To fix what RDX engineer Steve Frey says was a “significant gap” between the RDX and the X3 and Q5, the CUV switches from a naturally aspirated 3.5L V-6 in the ’18 model, making 279 hp and 252 lb.-ft. (342 Nm) of torque, to a 2.0L turbocharged 4-cyl. derived from the 2.0L turbo-4s in the Honda Civic Type R and Honda Accord.

While the mill has lower horsepower (272) than the 3.5L V-6, peak torque rises, to 280 lb.-ft. (379 Nm), and comes on earlier, from 1,600-4,500 rpm vs. 4,900 rpm in the outgoing generation.

Those figures best the output of the X3, GLC, Q5 and XC60’s 2.0L turbo-4s, although torque peaks a bit sooner in the 2.0L-equipped X3 (1,450 rpm) and the GLC (1,300 rpm) than in the RDX.

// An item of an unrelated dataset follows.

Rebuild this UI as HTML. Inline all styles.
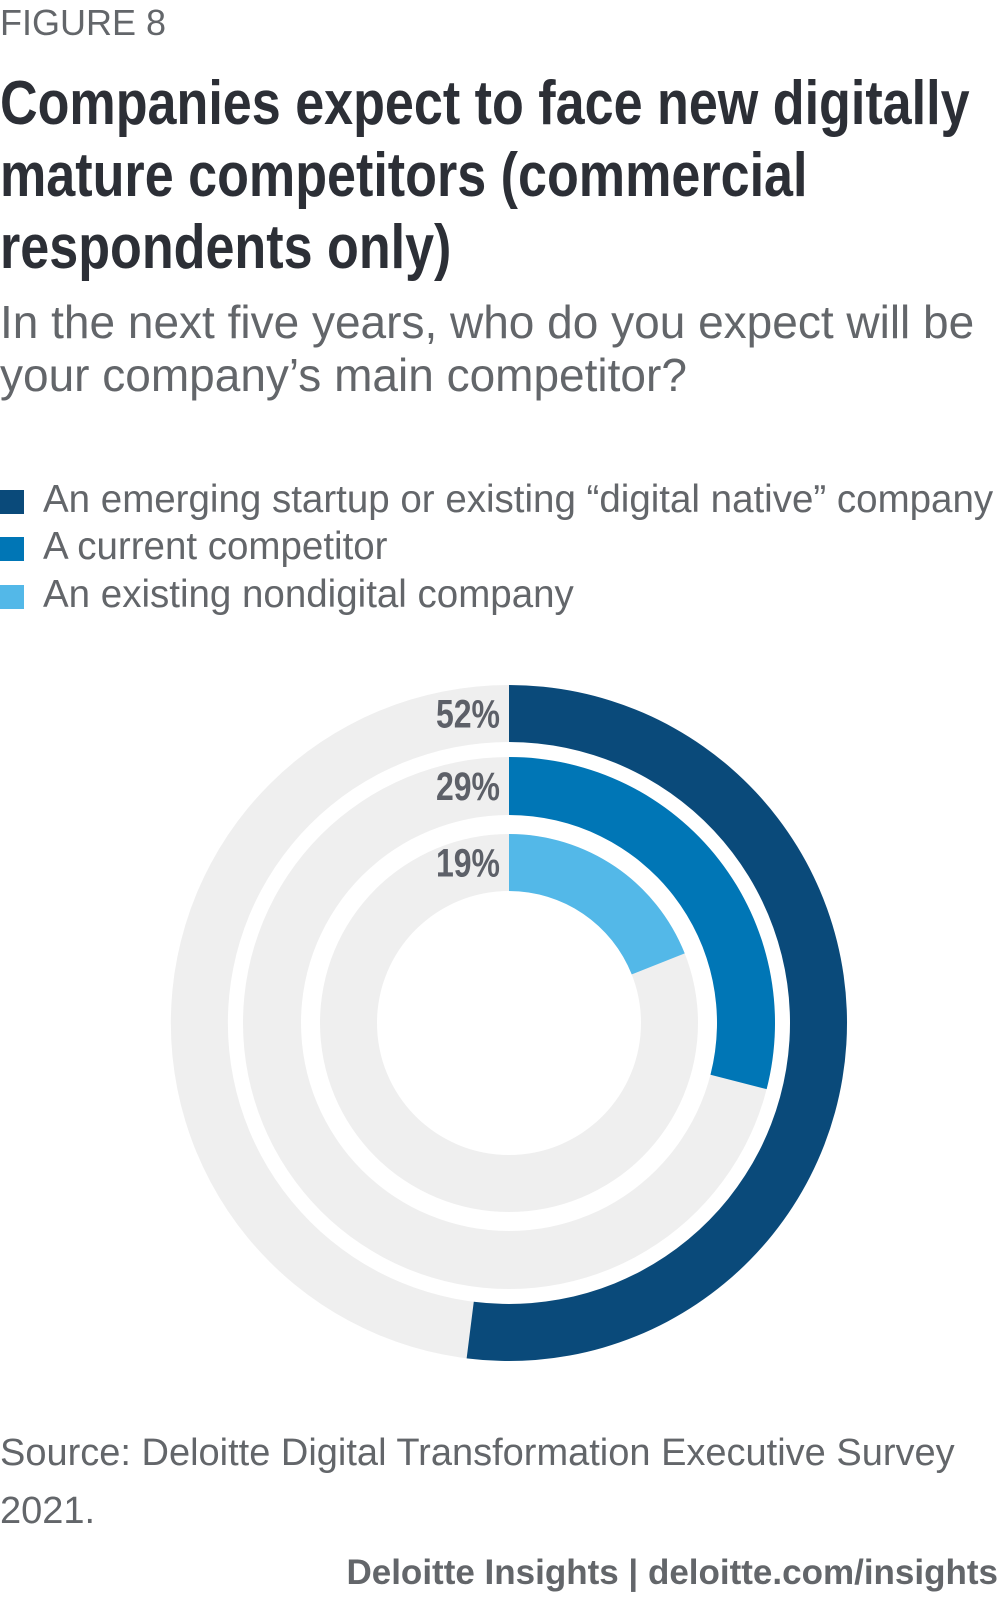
<!DOCTYPE html>
<html><head><meta charset="utf-8"><style>
body{margin:0;width:1000px;height:1600px;background:#fff;position:relative;overflow:hidden;font-family:"Liberation Sans",sans-serif;color:#63666a}
.a{position:absolute;white-space:nowrap}
.t{position:absolute;left:0;white-space:nowrap;font-weight:bold;font-size:62px;line-height:72px;color:#2c2f36;transform:scaleX(0.84);transform-origin:0 0}
</style></head><body>
<div class="a" style="left:0;top:2px;font-size:36px;color:#63666a">FIGURE 8</div>
<div>
<div class="t" style="top:68px">Companies expect to face new digitally</div>
<div class="t" style="top:140px">mature competitors (commercial</div>
<div class="t" style="top:212px">respondents only)</div>
</div>
<div class="a" style="left:0;top:296px;font-size:46px;line-height:53px;color:#63666a">In the next five years, who do you expect will be<br>your company’s main competitor?</div>
<div>
<div class="a" style="left:0;top:476px;font-size:38.5px;line-height:48px"><span style="display:inline-block;width:24px;height:24px;background:#0a4a7a;margin-right:19px;vertical-align:-2px"></span>An emerging startup or existing “digital native” company</div>
<div class="a" style="left:0;top:523px;font-size:38.5px;line-height:48px"><span style="display:inline-block;width:24px;height:24px;background:#0076b6;margin-right:19px;vertical-align:-2px"></span>A current competitor</div>
<div class="a" style="left:0;top:571px;font-size:38.5px;line-height:48px"><span style="display:inline-block;width:24px;height:24px;background:#53b8e8;margin-right:19px;vertical-align:-2px"></span>An existing nondigital company</div>
</div>
<svg id="chart" width="1000" height="1600" style="position:absolute;left:0;top:0"></svg>
<div class="a" style="left:0;top:1424px;font-size:38px;line-height:58px">Source: Deloitte Digital Transformation Executive Survey<br>2021.</div>
<div class="a" style="right:2px;top:1553px;font-size:35px;font-weight:bold;color:#63666a">Deloitte Insights | deloitte.com/insights</div>
<script>
const categories=["An emerging startup or existing digital native company","A current competitor","An existing nondigital company"];
const values=[52,29,19];
const valueLabels=["52%","29%","19%"];
const colors=["#0a4a7a","#0076b6","#53b8e8"];
const outerR=[338,266,189];
const innerR=[281,208,132];
const cx=509,cy=1023;
const svg=document.getElementById('chart');
const NS='http://www.w3.org/2000/svg';
function ang(v){return v/100*2*Math.PI;}
function pt(r,a){return [cx+r*Math.sin(a),cy-r*Math.cos(a)];}
function arcPath(r0,r1,a0,a1){
  if(a1-a0>=2*Math.PI-1e-6){
    return `M${cx},${cy-r1}A${r1},${r1} 0 1 1 ${cx},${cy+r1}A${r1},${r1} 0 1 1 ${cx},${cy-r1}Z M${cx},${cy-r0}A${r0},${r0} 0 1 0 ${cx},${cy+r0}A${r0},${r0} 0 1 0 ${cx},${cy-r0}Z`;
  }
  const L=(a1-a0)>Math.PI?1:0;
  const [x1,y1]=pt(r1,a0),[x2,y2]=pt(r1,a1),[x3,y3]=pt(r0,a1),[x4,y4]=pt(r0,a0);
  return `M${x1},${y1}A${r1},${r1} 0 ${L} 1 ${x2},${y2}L${x3},${y3}A${r0},${r0} 0 ${L} 0 ${x4},${y4}Z`;
}
values.forEach((v,i)=>{
  const bg=document.createElementNS(NS,'path');
  bg.setAttribute('d',arcPath(innerR[i],outerR[i],0,2*Math.PI));
  bg.setAttribute('fill','#efefef');bg.setAttribute('fill-rule','evenodd');
  
  
  svg.appendChild(bg);
  const p=document.createElementNS(NS,'path');
  p.setAttribute('d',arcPath(innerR[i],outerR[i],0,ang(v)));
  p.setAttribute('fill',colors[i]);
  
  
  svg.appendChild(p);
  const t=document.createElementNS(NS,'text');
  const ty=cy-(outerR[i]+innerR[i])/2+14;
  t.setAttribute('transform',`translate(${cx-9},${ty}) scale(0.8,1)`);
  t.setAttribute('text-anchor','end');t.setAttribute('font-size','40');t.setAttribute('font-weight','bold');
  t.setAttribute('font-family','Liberation Sans, sans-serif');t.setAttribute('fill','#5d6068');
  t.textContent=valueLabels[i];
  
  
  svg.appendChild(t);
});
</script>
</body></html>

Honda’s 10-speed automatic transmission, debuting last year in the Odyssey minivan and also used in the refreshed Acura RLX sedan, is installed in the RDX, with Frey noting there now is a more responsive downshift pattern compared with the ’18 RDX’s 6-speed automatic.

Acura surveyed customers and found they wanted faster downshifting during highway passing, when torque is needed quickly. Frey says the new 10-speed will downshift from 10th gear to sixth gear to the passing gear of fourth 750 milliseconds faster than the outgoing RDX’s 6-speed auto goes from sixth to fourth to its passing gear of third.

The X3, GLC, Q5 and XC60 use 7-, 8- or 9-speed automatics.

To amp up the look of the RDX, the vehicle was Acura’s first ground-up redesign influenced by the brand’s Precision Crafted exterior and interior concepts.

From Acura’s signature diamond pentagon grille flow sculpted hood lines, says RDX exterior designer Randall Smock. The CUV’s profile is “wheel- and fender-centric” to hint at the engine under the hood, while a diving character line bisects both fenders and extends rearward to frame the rear taillights.

Acura also aimed to improve the premium qualities of the RDX. Officials here say it did this by lengthening the vehicle’s wheelbase to increase passenger space, as well as by using real wood and metal trim in the interior.

The vehicle undercuts the four European CUVs, with RDX pricing beginning at $37,300 not including a $995 destination fee, roughly $3,000-$4,000 less than the starting prices of the Q5, X3, GLC and XC60. The gap grows bigger in higher trim levels.

Robinson tells WardsAuto the performance credentials of the new RDX, as well as Acura’s heavy marketing of the NSX sports car, should help get performance-focused European CUV buyers to consider an Acura.

“I think when we say we care about performance, hopefully they’re more inclined to believe that and at least give (the new RDX) a chance,” he says in an interview.

Acura is mid-pack in Wards Intelligence data’s Middle Luxury CUV segment, with 15,326 RDXs sold through April in the U.S.

The sales leader among C-platform middle luxury CUVs is the GLC, with 22,113 deliveries in the year’s first four months. The Q5 also outsells the RDX, with 19,305 sold in the January-April period.

Acura acknowledges fellow Japanese luxury brands Lexus and Infiniti’s respective small CUVs, the NX and the QX50, likely will be cross-shopped heavily against the RDX.

The NX, which debuted in the U.S. four years ago, tallied 18,835 sales through April, while the QX50, which also is redesigned for ’19, racked up 5,497 deliveries.

Whereas there were just a few players in the segment when Acura launched the RDX in 2006, the group now is packed, and popular. Robinson notes one in four luxury vehicles sold in the U.S. today is a compact CUV.

While Acura doesn’t divulge a sales target for the new RDX, brand officials here imply volume is likely to increase given projections of continuing segment growth as more luxury buyers swap cars for CUVs.